## YOUR GOAL:
Your task is to retype, word for word, the lines from the start of the data through the line holding "plt.rcParams['font.family'] = ['Lato', 'DejaVu". Do not include the pictures.

Part of a data file:
·····

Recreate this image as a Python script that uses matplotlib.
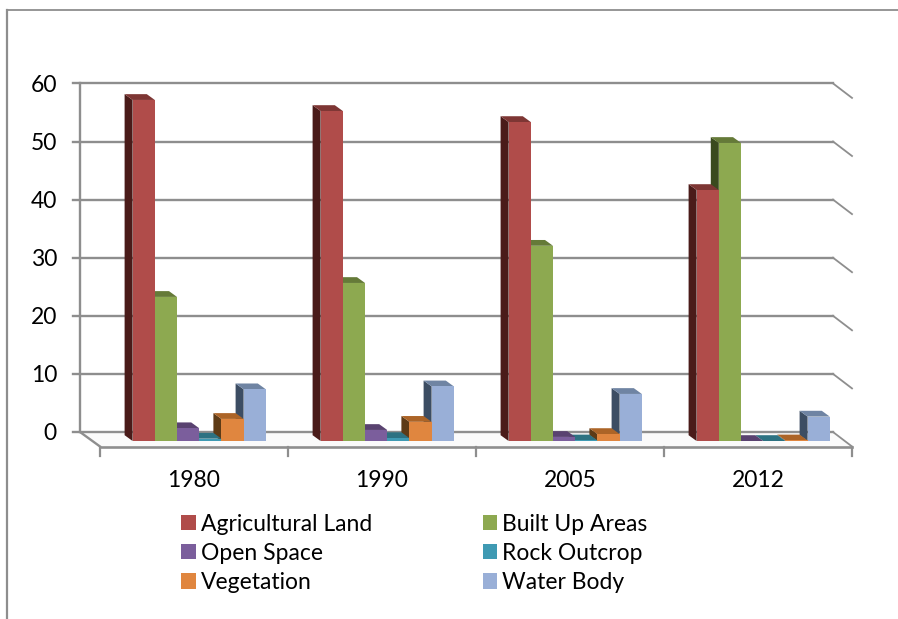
import matplotlib
matplotlib.use('Agg')
import matplotlib.pyplot as plt
from matplotlib.patches import Patch, Polygon
from matplotlib.lines import Line2D

plt.rcParams['font.family'] = ['Lato', 'DejaVu Sans']

years = ['1980', '1990', '2005', '2012']
y_ticks = [0, 10, 20, 30, 40, 50, 60]

agricultural = [58.7, 56.8, 54.9, 43.2]
built_up = [24.8, 27.2, 33.6, 51.3]
open_space = [2.2, 1.9, 0.7, 0.0]
rock = [0.4, 0.5, 0.1, 0.0]
vegetation = [3.8, 3.3, 1.2, 0.1]
water = [8.9, 9.4, 8.1, 4.2]

names = ['Agricultural Land', 'Built Up Areas', 'Open Space', 'Rock Outcrop', 'Vegetation', 'Water Body']
series = [agricultural, built_up, open_space, rock, vegetation, water]
# front, top, side
colors = [('#B04C4A', '#7E3634', '#4A1B19'),
          ('#8DA950', '#657A38', '#3A4A1E'),
          ('#7B5E9C', '#594270', '#392A4C'),
          ('#3F9AB3', '#2D7282', '#1E4B56'),
          ('#E0863F', '#AC6427', '#5E3B16'),
          ('#99AFD7', '#6F84A3', '#3C4D63')]
grey = '#8E8E8E'

fig = plt.figure(figsize=(8.98, 6.19), dpi=100)
# x = 0..4 is the front edge of the floor, y = 0 the foot of the bars
ax = fig.add_axes([100 / 898, (619 - 441) / 619, 752 / 898, 348.6 / 619])
ax.set_xlim(0, 4)
ax.set_ylim(0, 60)
ax.axis('off')

px_x = 4 / 752
px_y = 60 / 348.6


def wall(v):
    return v + 9 * px_y


# floor
floor_y = -5.5 * px_y
back = -20 * px_x
ax.add_patch(Polygon([(back, wall(0)), (4 - 19 * px_x, wall(0)), (4, floor_y), (0, floor_y)],
                     closed=True, fc='#FAFAFA', ec='none', clip_on=False, zorder=1))

# wall lines
for v in y_ticks:
    ax.plot([back - 7 * px_x, 4 - 19 * px_x], [wall(v), wall(v)], color=grey, lw=1.7, clip_on=False, zorder=2)
    ax.plot([4 - 19 * px_x, 4], [wall(v), wall(v) - 14.5 * px_y], color=grey, lw=1.3, clip_on=False, zorder=2)
    ax.text(-43 * px_x, wall(v) - 2 * px_y, str(v), ha='right', va='center', fontsize=16.5, color='black', clip_on=False)
ax.plot([back, back], [wall(0), wall(60)], color=grey, lw=1.7, clip_on=False, zorder=2)
ax.plot([back, 0], [wall(0), floor_y], color=grey, lw=1.7, clip_on=False, zorder=2)
ax.plot([0, 4], [floor_y, floor_y], color=grey, lw=1.9, clip_on=False, zorder=2)
for i in range(5):
    ax.plot([i, i], [floor_y, floor_y - 9 * px_y], color=grey, lw=1.6, clip_on=False, zorder=2)
for i, year in enumerate(years):
    ax.text(i + 0.5, floor_y - 34 * px_y, year, ha='center', va='center', fontsize=16.5, clip_on=False)

# bars, right to left so nearer ones cover the sides of the next
width = 22.2 * px_x
start = 32.6 * px_x
dx = 8 * px_x
dy = 5.8 * px_y
z = 3
for g in range(3, -1, -1):
    for s in range(5, -1, -1):
        v = series[s][g]
        x0 = g + start + s * width
        front, top, side = colors[s]
        ax.add_patch(Polygon([(x0, 0), (x0, v), (x0 - dx, v + dy), (x0 - dx, dy)],
                             closed=True, fc=side, ec='none', clip_on=False, zorder=z))
        ax.add_patch(Polygon([(x0, v), (x0 + width, v), (x0 + width - dx, v + dy), (x0 - dx, v + dy)],
                             closed=True, fc=top, ec='none', clip_on=False, zorder=z))
        ax.bar(x0, v, width=width, align='edge', color=front, clip_on=False, zorder=z)
        z += 1

# legend, rows read left to right
handles = [Patch(fc=colors[s][0], ec='none') for s in range(6)]
order = [0, 2, 4, 1, 3, 5]
fig.legend([handles[i] for i in order], [names[i] for i in order], ncol=2, frameon=False,
           loc='upper left', bbox_to_anchor=(174.5 / 898, 1 - 507 / 619), fontsize=16.5,
           handlelength=0.65, handleheight=0.65, handletextpad=0.2, labelspacing=0.35,
           columnspacing=4.82, borderpad=0.3, borderaxespad=0)

# outer frame
fig.add_artist(Line2D([7 / 898, 1], [1 - 10 / 619, 1 - 10 / 619], color=grey, lw=1.3))
fig.add_artist(Line2D([7 / 898, 7 / 898], [1 - 10 / 619, 0], color=grey, lw=1.6))

fig.savefig('out.png', dpi=100)
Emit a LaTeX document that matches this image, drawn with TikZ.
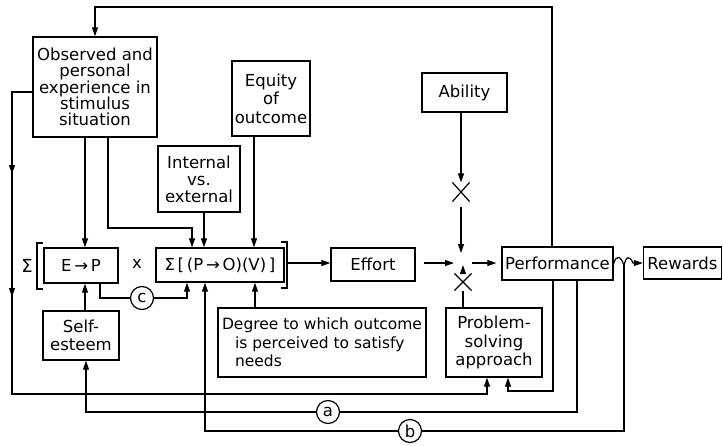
\documentclass[tikz,border=0pt]{standalone}
\usepackage{fontspec}
\setmainfont{DejaVu Sans}
\usetikzlibrary{arrows.meta,shapes.misc,calc}
\begin{document}
\begin{tikzpicture}[x=1pt,y=-1pt,
  line width=1.2pt,
  box/.style={draw,line width=1.4pt,inner sep=0pt,align=center,font=\fontsize{16.5}{18.5}\selectfont},
  arr/.style={-{Triangle[length=9pt,width=6pt]}},
  circ/.style={draw,circle,minimum size=23pt,inner sep=0pt,font=\fontsize{16.5}{18}\selectfont},
  xmark/.style={draw,cross out,minimum width=16pt,minimum height=18pt,inner sep=0pt,line width=1.2pt},
  lbl/.style={inner sep=0pt,font=\fontsize{16.5}{18}\selectfont},
  brk/.style={line width=1.4pt}
]
\useasboundingbox (0,0) rectangle (723,445);

% boxes
\node[box,minimum width=124pt,minimum height=100pt,font=\fontsize{16.5}{16.4}\selectfont] (obs) at (95,87) {Observed and\\personal\\experience in\\stimulus\\situation};
\node[box,minimum width=78pt,minimum height=75pt] (eq) at (271,98.5) {Equity\\of\\outcome};
\node[box,minimum width=82pt,minimum height=66pt,font=\fontsize{16.5}{17}\selectfont] (int) at (199,179) {Internal\\vs.\\external};
\node[box,minimum width=85pt,minimum height=39pt] (abil) at (464.5,92.5) {Ability};
\node[box,minimum width=74pt,minimum height=35pt] (ep) at (81,265.5) {E\,→\,P};
\node[box,minimum width=128pt,minimum height=34pt] (spov) at (220,265) {Σ\,[\,(P\,→\,O)(V)\,]};
\node[box,minimum width=84pt,minimum height=33pt] (eff) at (373,264.5) {Effort};
\node[box,minimum width=111pt,minimum height=33pt] (perf) at (557.5,263.5) {Performance};
\node[box,minimum width=78pt,minimum height=32pt] (rew) at (682.5,263) {Rewards};
\node[box,minimum width=76pt,minimum height=49pt] (self) at (81,335.5) {Self-\\esteem};
\node[box,minimum width=208pt,minimum height=69pt,align=left,font=\fontsize{15.5}{18.5}\selectfont] (deg) at (322,342.5) {Degree to which outcome\\\hspace*{13pt}is perceived to satisfy\\\hspace*{13pt}needs};
\node[box,minimum width=96pt,minimum height=69pt] (ps) at (494,342.5) {Problem-\\solving\\approach};

% labels
\node[lbl,font=\fontsize{18}{18}\selectfont] (sig) at (27,266) {Σ};
\node[lbl] (times) at (137,264) {x};
\draw[brk] (43,243) -- (37,243) -- (37,289) -- (43,289);
\draw[brk] (281,242) -- (287,242) -- (287,288) -- (281,288);

% crosses
\node[xmark] (x1) at (461,192) {};
\node[xmark,minimum width=16pt,minimum height=16pt] (x2) at (463,282) {};

% circles
\node[circ] (c) at (142,298) {c};
\node[circ] (a) at (328,412) {a};
\node[circ] (b) at (410,431) {b};

% helper coordinates
\coordinate (t1) at (552,7);
\coordinate (t2) at (95,7);
\coordinate (l1) at (12,92);
\coordinate (l2) at (12,394);
\coordinate (psA) at (487,394);
\coordinate (o1) at (85,0);
\coordinate (o2) at (108,228);
\coordinate (o3) at (192,228);
\coordinate (o4) at (204,0);
\coordinate (o5) at (254,0);
\coordinate (c1) at (100,0);
\coordinate (c2) at (187,0);
\coordinate (d1) at (255,0);
\coordinate (brR) at (288,263);
\coordinate (j) at (462,263);
\coordinate (p1) at (553,391);
\coordinate (p2) at (508,391);
\coordinate (p3) at (577,412);
\coordinate (p4) at (86,412);
\coordinate (wv) at (624,266);
\coordinate (bq) at (624,431);
\coordinate (b2) at (205,431);

% top loop
\draw[arr] (t1 |- perf.north) -- (t1) -- (t2) -- (t2 |- obs.north);
% left loop
\draw[arr] (obs.west |- l1) -- (l1) -- (12,174);
\draw[arr] (12,170) -- (12,297);
\draw[arr] (12,293) -- (l2) -- (psA) -- (psA |- ps.south);
% observed to E->P and Sigma
\draw[arr] (o1 |- obs.south) -- (o1 |- ep.north);
\draw[arr] (o2 |- obs.south) -- (o2) -- (o3) -- (o3 |- spov.north);
\draw[arr] (o4 |- int.south) -- (o4 |- spov.north);
\draw[arr] (o5 |- eq.south) -- (o5 |- spov.north);
% c link
\draw (c1 |- ep.south) -- (c1 |- c.west) -- (c.west);
\draw[arr] (c.east) -- (c2 |- c.east) -- (c2 |- spov.south);
% self-esteem and degree
\draw[arr] (o1 |- self.north) -- (o1 |- ep.south);
\draw[arr] (d1 |- deg.north) -- (d1 |- spov.south);
% to effort and performance
\draw[arr] (brR) -- (brR -| eff.west);
\draw[arr,shorten <=8pt,shorten >=8pt] (eff.east |- j) -- (j);
\draw[arr] (x1 |- abil.south) -- (x1.north);
\draw[arr,shorten <=5pt,shorten >=10pt] (x1.south) -- (x1.south |- j);
\draw (x2 |- ps.north) -- (x2.south);
\draw[arr,shorten >=2pt] (x2.north) -- (x2.north |- j);
\draw[arr,shorten <=10pt,shorten >=5pt] (j) -- (perf.west |- j);
% performance feedback
\draw[arr] (p1 |- perf.south) -- (p1) -- (p2) -- (p2 |- ps.south);
\draw (p3 |- perf.south) -- (p3) -- (a.east);
\draw[arr] (a.west) -- (p4) -- (p4 |- self.south);
% wavy to rewards
\draw[arr] (perf.east) .. controls (616,255) and (621,255) .. (wv) .. controls (626,255) and (630,256) .. (633,263) -- (rew.west);
\draw (wv) -- (bq) -- (b.east);
\draw[arr] (b.west) -- (b2) -- (b2 |- spov.south);
\end{tikzpicture}
\end{document}
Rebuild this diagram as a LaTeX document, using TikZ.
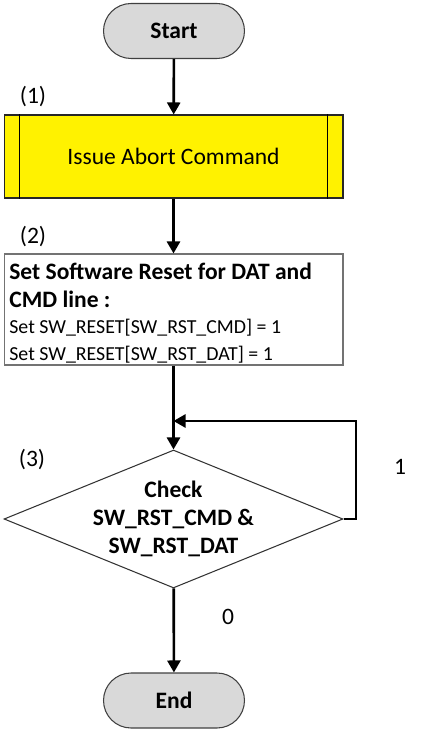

·····

## WRITTEN RESPONSE:
Recreate this image as a Python script that uses matplotlib.
import matplotlib
matplotlib.use('Agg')
import matplotlib.pyplot as plt
from matplotlib.patches import Patch, Polygon
from matplotlib.lines import Line2D

plt.rcParams['font.family'] = ['Lato', 'DejaVu Sans']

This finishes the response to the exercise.